Entries with chart source code
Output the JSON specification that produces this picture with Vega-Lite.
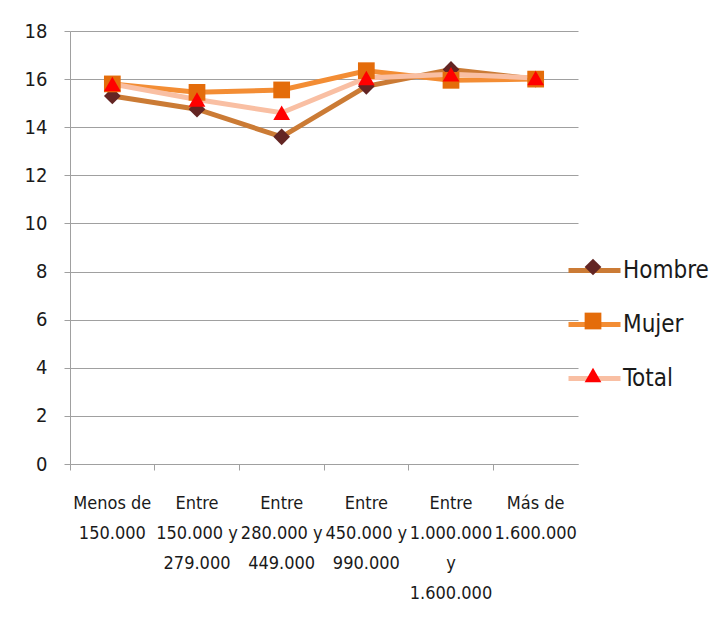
{
  "$schema": "https://vega.github.io/schema/vega-lite/v6.json",
  "width": 508,
  "height": 433,
  "autosize": "none",
  "padding": {"left": 70, "top": 31, "right": 149, "bottom": 163},
  "background": "white",
  "config": {
    "view": {"stroke": null},
    "font": "DejaVu Sans Condensed, sans-serif",
    "axis": {"labelFont": "DejaVu Sans Condensed, sans-serif", "labelColor": "#1a1a1a"},
    "legend": {"labelFont": "DejaVu Sans Condensed, sans-serif", "labelColor": "#1a1a1a"}
  },
  "data": {
    "values": [
      {"rango": "Menos de|150.000", "serie": "Hombre", "valor": 15.3},
      {"rango": "Entre|150.000 y|279.000", "serie": "Hombre", "valor": 14.75},
      {"rango": "Entre|280.000 y|449.000", "serie": "Hombre", "valor": 13.6},
      {"rango": "Entre|450.000 y|990.000", "serie": "Hombre", "valor": 15.7},
      {"rango": "Entre|1.000.000|y|1.600.000", "serie": "Hombre", "valor": 16.4},
      {"rango": "Más de|1.600.000", "serie": "Hombre", "valor": 16.0},
      {"rango": "Menos de|150.000", "serie": "Mujer", "valor": 15.8},
      {"rango": "Entre|150.000 y|279.000", "serie": "Mujer", "valor": 15.45},
      {"rango": "Entre|280.000 y|449.000", "serie": "Mujer", "valor": 15.55},
      {"rango": "Entre|450.000 y|990.000", "serie": "Mujer", "valor": 16.35},
      {"rango": "Entre|1.000.000|y|1.600.000", "serie": "Mujer", "valor": 15.95},
      {"rango": "Más de|1.600.000", "serie": "Mujer", "valor": 16.0},
      {"rango": "Menos de|150.000", "serie": "Total", "valor": 15.8},
      {"rango": "Entre|150.000 y|279.000", "serie": "Total", "valor": 15.15},
      {"rango": "Entre|280.000 y|449.000", "serie": "Total", "valor": 14.6},
      {"rango": "Entre|450.000 y|990.000", "serie": "Total", "valor": 16.05},
      {"rango": "Entre|1.000.000|y|1.600.000", "serie": "Total", "valor": 16.2},
      {"rango": "Más de|1.600.000", "serie": "Total", "valor": 16.05}
    ]
  },
  "encoding": {
    "x": {
      "field": "rango",
      "type": "nominal",
      "sort": null,
      "scale": {"type": "band", "paddingInner": 0, "paddingOuter": 0},
      "axis": {
        "title": null,
        "labelAngle": 0,
        "labelExpr": "split(datum.label, '|')",
        "labelFontSize": 18,
        "labelLineHeight": 30,
        "labelBaseline": "top",
        "labelPadding": 24,
        "labelLimit": 0,
        "bandPosition": 0,
        "tickSize": 6,
        "tickColor": "#a0a0a0",
        "domainColor": "#a0a0a0",
        "grid": false
      }
    },
    "y": {
      "field": "valor",
      "type": "quantitative",
      "scale": {"domain": [0, 18], "nice": false},
      "axis": {
        "title": null,
        "values": [0, 2, 4, 6, 8, 10, 12, 14, 16, 18],
        "labelFontSize": 20,
        "labelPadding": 17,
        "tickSize": 6,
        "tickColor": "#a0a0a0",
        "domainColor": "#a0a0a0",
        "gridColor": "#a0a0a0",
        "gridOpacity": 1,
        "grid": true
      }
    }
  },
  "layer": [
    {
      "mark": {"type": "line", "strokeJoin": "miter"},
      "encoding": {
        "color": {
          "field": "serie",
          "type": "nominal",
          "scale": {"domain": ["Hombre", "Mujer", "Total"], "range": ["#CB7B35", "#F38D34", "#F9BFA3"]},
          "legend": {
            "orient": "none",
            "legendX": 496,
            "legendY": 211,
            "title": null,
            "symbolType": "stroke",
            "symbolSize": 2704,
            "symbolStrokeWidth": 5,
            "labelFontSize": 24,
            "labelOffset": 0,
            "rowPadding": 13
          }
        },
        "strokeWidth": {
          "field": "serie",
          "type": "nominal",
          "scale": {"range": [5, 5, 7]},
          "legend": null
        }
      }
    },
    {
      "mark": {"type": "point", "filled": true, "size": 280, "opacity": 1},
      "encoding": {
        "fill": {
          "field": "serie",
          "type": "nominal",
          "scale": {"range": ["#632523", "#E46C0A", "#FF0000"]},
          "legend": {
            "orient": "none",
            "legendX": 511,
            "legendY": 224,
            "title": null,
            "symbolSize": 280,
            "labelFontSize": 24,
            "labelExpr": "''",
            "rowPadding": 30
          }
        },
        "shape": {
          "field": "serie",
          "type": "nominal",
          "scale": {"range": ["diamond", "square", "triangle-up"]},
          "legend": {
            "orient": "none",
            "legendX": 511,
            "legendY": 224,
            "title": null,
            "symbolSize": 280,
            "labelFontSize": 24,
            "labelExpr": "''",
            "rowPadding": 30
          }
        }
      }
    }
  ]
}
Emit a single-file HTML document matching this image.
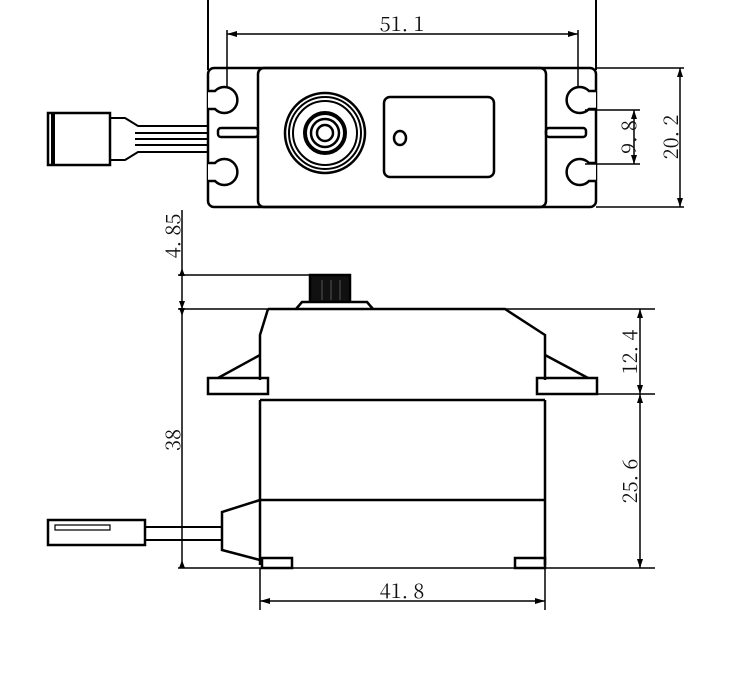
<!DOCTYPE html>
<html><head><style>body{margin:0;background:#fff}svg{display:block}text{font-family:"Noto Serif CJK SC","Liberation Serif",serif;font-size:20px;fill:#111}</style></head>
<body>
<svg width="750" height="695" viewBox="0 0 750 695" fill="none" stroke="#000" stroke-width="2.5">
<!-- TOP VIEW -->
<path d="M208 0V70M596 0V70" stroke-width="2"/>
<path d="M227 30V100M578 30V100" stroke-width="1.5"/>
<path d="M227 34H578" stroke-width="1.5"/>
<path d="M227 34l10 -3v6zM578 34l-10 -3v6z" fill="#000" stroke="none"/>
<text x="402" y="31" text-anchor="middle" stroke="none">51. 1</text>
<rect x="208" y="68" width="388" height="139" rx="6"/>
<rect x="258" y="68" width="288" height="139" rx="6"/>
<!-- ear holes -->
<g fill="#fff">
<path d="M208 91H215A13 13 0 1 1 215 109H208"/>
<path d="M208 163H215A13 13 0 1 1 215 181H208"/>
<path d="M596 91H589A13 13 0 1 0 589 109H596"/>
<path d="M596 163H589A13 13 0 1 0 589 181H596"/>
</g>
<rect x="218" y="128" width="40" height="9" rx="3"/>
<rect x="546" y="128" width="40" height="9" rx="3"/>
<!-- horn -->
<circle cx="325" cy="133" r="40"/><circle cx="325" cy="133" r="36" stroke-width="2"/><circle cx="325" cy="133" r="32" stroke-width="2"/>
<circle cx="325" cy="133" r="20" stroke-width="4"/><circle cx="325" cy="133" r="14"/><circle cx="325" cy="133" r="8"/>
<rect x="384" y="97" width="110" height="80" rx="6"/>
<ellipse cx="400" cy="138" rx="6" ry="7"/>
<!-- connector -->
<rect x="48" y="113" width="62" height="52"/>
<path d="M53 113V165" stroke-width="4"/>
<path d="M110 118H125L138 126H208M110 160H125L138 152H208M135 133H208M135 139H208M135 145H208" stroke-width="2"/>
<!-- dims right -->
<path d="M585 110H640M585 164H640M596 68H684M596 207H684" stroke-width="1.5"/>
<path d="M634 110V164M680 68V207" stroke-width="1.5"/>
<path d="M634 110l-3 9h6zM634 164l-3 -9h6zM680 68l-3 9h6zM680 207l-3 -9h6z" fill="#000" stroke="none"/>
<text transform="translate(636 137) rotate(-90)" text-anchor="middle" stroke="none">9. 8</text>
<text transform="translate(678 137) rotate(-90)" text-anchor="middle" stroke="none">20. 2</text>
<!-- SIDE VIEW -->
<path d="M182 210V568" stroke-width="1.5"/>
<path d="M182 268l-3 8h6zM182 309l-3 -8h6zM182 316l-3 -8h6zM182 560l-3 8h6z" fill="#000" stroke="none"/>
<path d="M178 275H310M178 309H655M178 568H655M597 394H655" stroke-width="1.5"/>
<text transform="translate(180 236) rotate(-90)" text-anchor="middle" stroke="none">4. 85</text>
<text transform="translate(180 440) rotate(-90)" text-anchor="middle" stroke="none">38</text>
<rect x="310" y="275" width="40" height="28" fill="#111"/>
<path d="M322 280V300M331 280V300M340 280V300" stroke="#555" stroke-width="1"/>
<path d="M296 309L302 302H367L373 309" fill="#fff"/>
<path d="M268 309H505L545 335V380M268 309L260 335V380"/>
<path d="M260 355L218 378M545 355L588 378"/>
<rect x="208" y="378" width="60" height="16"/>
<rect x="537" y="378" width="60" height="16"/>
<path d="M260 400H545M260 400V565M545 400V565M260 500H545"/>
<rect x="262" y="558" width="30" height="10"/>
<rect x="515" y="558" width="30" height="10"/>
<path d="M260 500L222 512V550L260 560"/>
<path d="M158 527H222M158 540H222" stroke-width="2"/>
<rect x="48" y="520" width="97" height="25"/>
<path d="M55 525H110V530H55z" stroke-width="1.2"/>
<path d="M145 527H158M145 540H158" stroke-width="2"/>
<path d="M260 568V610M545 568V610M260 601H545" stroke-width="1.5"/>
<path d="M260 601l10 -3v6zM545 601l-10 -3v6z" fill="#000" stroke="none"/>
<text x="402" y="598" text-anchor="middle" stroke="none">41. 8</text>
<path d="M640 309V568" stroke-width="1.5"/>
<path d="M640 309l-3 9h6zM640 394l-3 -9h6zM640 394l-3 9h6zM640 568l-3 -9h6z" fill="#000" stroke="none"/>
<text transform="translate(637 352) rotate(-90)" text-anchor="middle" stroke="none">12. 4</text>
<text transform="translate(637 481) rotate(-90)" text-anchor="middle" stroke="none">25. 6</text>
</svg>
</body></html>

* Your instructions
Going through the data above, count the lines where the string "this" appears, and answer with only that number.

* Task answer
2